Maternity Pay Extension backed by MEPs

A committee of the European Parliament has approved draft legislation which if implemented would require employers to pay women on maternity leave full pay for 20 weeks.

The current legislation in England and Wales provides for payment of 90% of normal pay for the first 6 weeks and then Statutory Maternity Pay (which will generally be at a lower sum) for a maximum of a further 33 weeks.

The European Parliament will consider the proposal in early March although doubts have been expressed as to whether it will ever be implemented given the potential for a further financial burden on employers and/or Governments at a time when economic confidence is still very fragile.

The UK Government, the Institute of Directors and the British Chambers of Commerce have already expressed concern about the additional costs which would be involved, especially when UK legislation in this area is already generous by comparison with a lot of other EU countries.

Watch this space!

Tuesday, February 16, 2010

Asda Doesn't Pay the Price!

The Employment Appeal Tribunal has recently upheld an Employment Tribunal decision rejecting 6 test cases by Asda employees complaining of unlawful deduction from wages.

Asda wanted to introduce a unified pay structure and invoked a clause in the Staff Handbook giving them the right to revise its contents. Over 9,000 employees accepted this but some claimed that it was an unlawful unilateral variation of their contracts.

The EAT held that the clause was entirely clear and that it did give Asda the right to unilaterally change even a fundamental term such as one relating to pay.

Asda benefitted from the fact that the Staff Handbook made clear that certain clauses in it were of contractual effect.

The status of terms in Staff Handbooks can be problematic. It is important, particularly if it contains information relating to central issues like pay, hours and holiday entitlement, that it is made clear whether the document is intended to be contractual or simply a note of current procedures and policy. There is a lot to be said for keeping contract terms and Staff Handbooks distinct from each other.

There is a report of the case at:-

Wednesday, February 10, 2010

Serial Litigants - The Worm Turns

The Employment Appeal Tribunal has recently held that an Employment Tribunal was justified in dismissing the Age Discrimination Claim of an applicant who it found had no genuine intention of taking the job if she was offered it.

It appears from the report that the Claimant alleged she was making a point about age discrimination in the job market but from the number of Claims she had pursued and the number of settlements that she had achieved it also seemed to be quite financially lucrative.

The Employment Appeal Tribunal found that the Claimant's Counsel had quite correctly conceded that she could not show the "detriment" required for a discrimination claim if she did not in fact have any real wish to get the job.

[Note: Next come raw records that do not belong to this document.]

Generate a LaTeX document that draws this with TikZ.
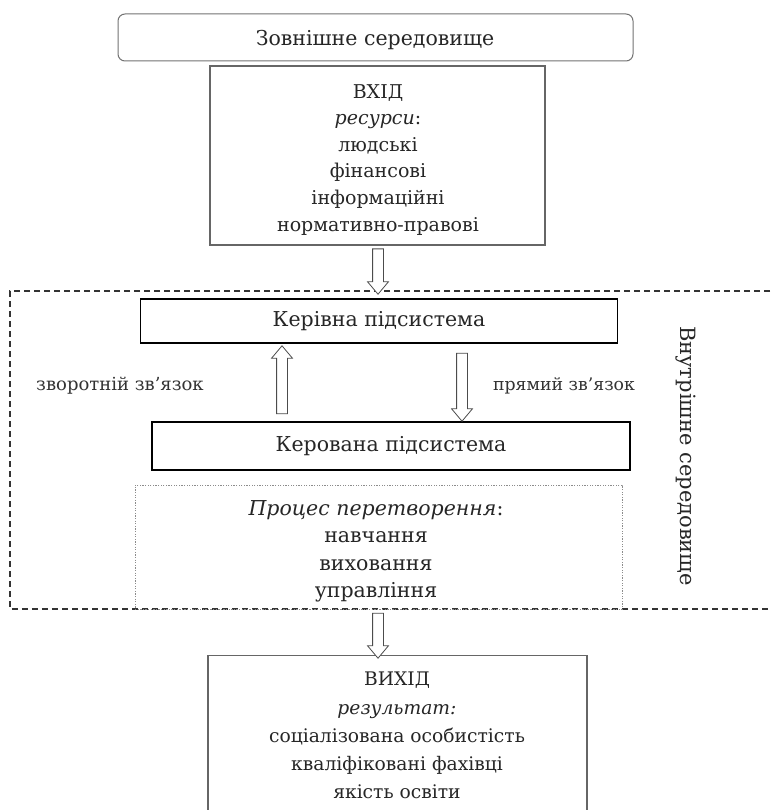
\documentclass[tikz,border=0pt]{standalone}
\usepackage{fontspec}
\setmainfont{DejaVu Serif}
\usetikzlibrary{shapes.arrows,calc}
\begin{document}
\begin{tikzpicture}[x=1pt,y=-1pt,
  graybox/.style={draw=black!60, line width=1.3pt, inner sep=0pt},
  strongbox/.style={draw=black, line width=1.7pt, inner sep=0pt},
  txt/.style={inner sep=0pt, align=center, text=black!85},
  hollowarrow/.style={single arrow, draw=black!70, line width=0.8pt, fill=white,
    inner sep=5pt, single arrow head extend=5pt, single arrow tip angle=80,
    shape border rotate=#1, anchor=center},
  lbl/.style={inner sep=0pt, text=black!80}
]
\useasboundingbox (0,0) rectangle (771,810);
\fill[white] (0,0) rectangle (771,810);

% outer environment
\node[draw=black!55, line width=1pt, rounded corners=7pt, minimum width=515pt,
  minimum height=47pt, inner sep=0pt] (env) at (375.5,37.5) {};
\node[txt, font=\fontsize{20.5}{24}\selectfont] (envtxt) at (375,40) {Зовнішне середовище};

% input
\node[graybox, minimum width=335pt, minimum height=179pt] (in) at (377.5,155.5) {};
\node[txt, anchor=north, font=\fontsize{19}{26.6}\selectfont] (intxt) at (378,84)
  {ВХІД\\ \textit{ресурси}:\\ людські\\ фінансові\\ інформаційні\\ нормативно-правові};

% inner environment frame (open to the right)
\coordinate (ftl) at (10,291);
\coordinate (fbl) at (10,609);
\draw[dash pattern=on 6pt off 4pt, line width=1.3pt, black!80]
  (780,291) -- (ftl) -- (fbl) -- (780,609);
\coordinate (ftop) at (378,291);
\coordinate (fbot) at (378,610);

% managing subsystem
\node[strongbox, minimum width=477pt, minimum height=44pt] (mgr) at (379,321) {};
\node[txt, font=\fontsize{20.5}{24}\selectfont] (mgrtxt) at (mgr.center) {Керівна підсистема};
% managed subsystem
\node[strongbox, minimum width=478pt, minimum height=48pt] (mgd) at (391,446) {};
\node[txt, font=\fontsize{20.5}{24}\selectfont] (mgdtxt) at (mgd.center) {Керована підсистема};

% process box
\node[draw=black!45, dash pattern=on 1.3pt off 1.3pt, line width=1pt, minimum width=487pt,
  minimum height=124pt, inner sep=0pt] (proc) at (378.5,547) {};
\node[txt, anchor=north, font=\fontsize{20.5}{27.5}\selectfont] (proctxt) at (376,500)
  {\textit{Процес перетворення}:\\ навчання\\ виховання\\ управління};

% output
\node[graybox, minimum width=379pt, minimum height=180pt, anchor=north] (out) at (397.5,655) {};
\node[txt, anchor=north, font=\fontsize{18.7}{28.2}\selectfont] (outtxt) at (397,672)
  {ВИХІД\\ \textit{результат:}\\ соціалізована особистість\\ кваліфіковані фахівці\\ якість освіти};

% block arrows
\path let \p1=(in.south), \p2=(ftop) in
  node[hollowarrow=270, minimum height={\y1-\y2}, minimum width=20pt] (a1)
  at ($(\x2,\y1)!0.5!(ftop)$) {};
\path let \p1=(fbot), \p2=(out.north) in
  node[hollowarrow=270, minimum height={\y1-\y2}, minimum width=20pt] (a2)
  at ($(fbot)!0.5!(\x1,\y2)$) {};
\coordinate (upb) at (282,417);
\coordinate (upt) at (282,349);
\coordinate (dnt) at (462,350);
\coordinate (dnb) at (462,418);
\node[hollowarrow=90, minimum height=68pt, minimum width=20pt] (aup) at ($(upb)!0.5!(upt)$) {};
\node[hollowarrow=270, minimum height=68pt, minimum width=20pt] (adn) at ($(dnt)!0.5!(dnb)$) {};

\node[lbl, font=\fontsize{18}{20}\selectfont] (fb) at (120,386) {зворотній зв’язок};
\node[lbl, font=\fontsize{17.3}{20}\selectfont] (ff) at (564,386) {прямий зв’язок};

\node[rotate=-90, txt, font=\fontsize{21}{24}\selectfont] (inner) at (686,456) {Внутрішне середовище};
\end{tikzpicture}
\end{document}
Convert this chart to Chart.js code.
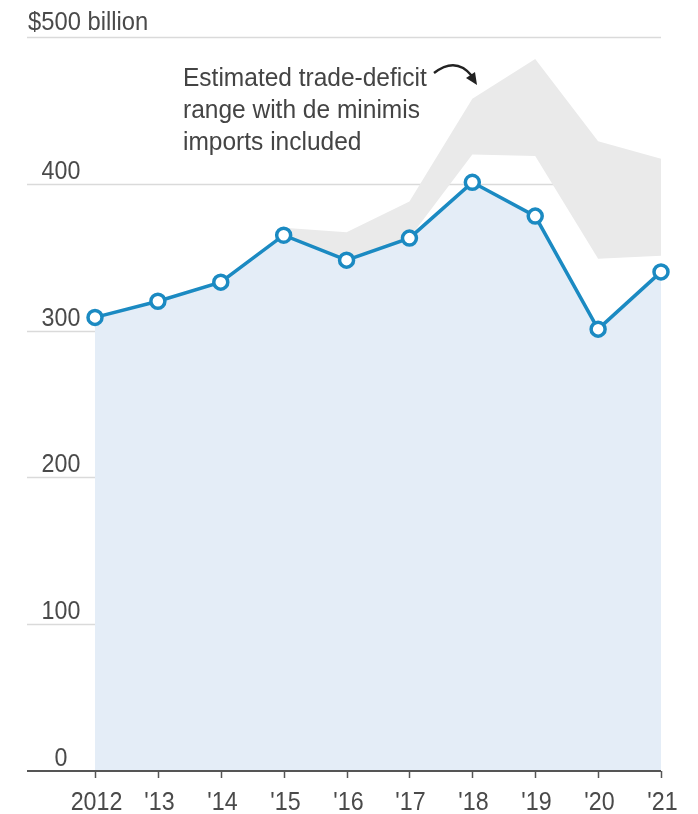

There are a small number of serial litigants out there who try and make a living from this sort of Claim. To avoid giving them any opportunity to attack you, ensure that nothing in your job advertisements can be construed as discriminatory and be prepared to demonstrate a documented thought process as to why a particular applicant was rejected or not shortlisted for interview.

There is a report of this case at:-

Tuesday, February 09, 2010

7 Hours on Maternity Leave

A Headmistress in Wiltshire has made headlines in the national media by returning to work a mere 7 hours after giving birth to her third child.

Dr Helen Wright, 39, wanted to send a message to the pupils at the all-girl school that having a successful work/life balance is not an impossible dream.

Strictly speaking as a matter of law, 2 weeks' maternity leave is compulsory (4 weeks for employees in factories) but when you are the boss (or a "high-flyer") then you can of course make your own rules.

Dr Wright was keen to stress the School's commitment to flexible working, such as allowing teachers to return part-time and fit their teaching duties around their home life - possibly a more orthodox approach to the issue than returning to your desk straight from the Maternity Ward!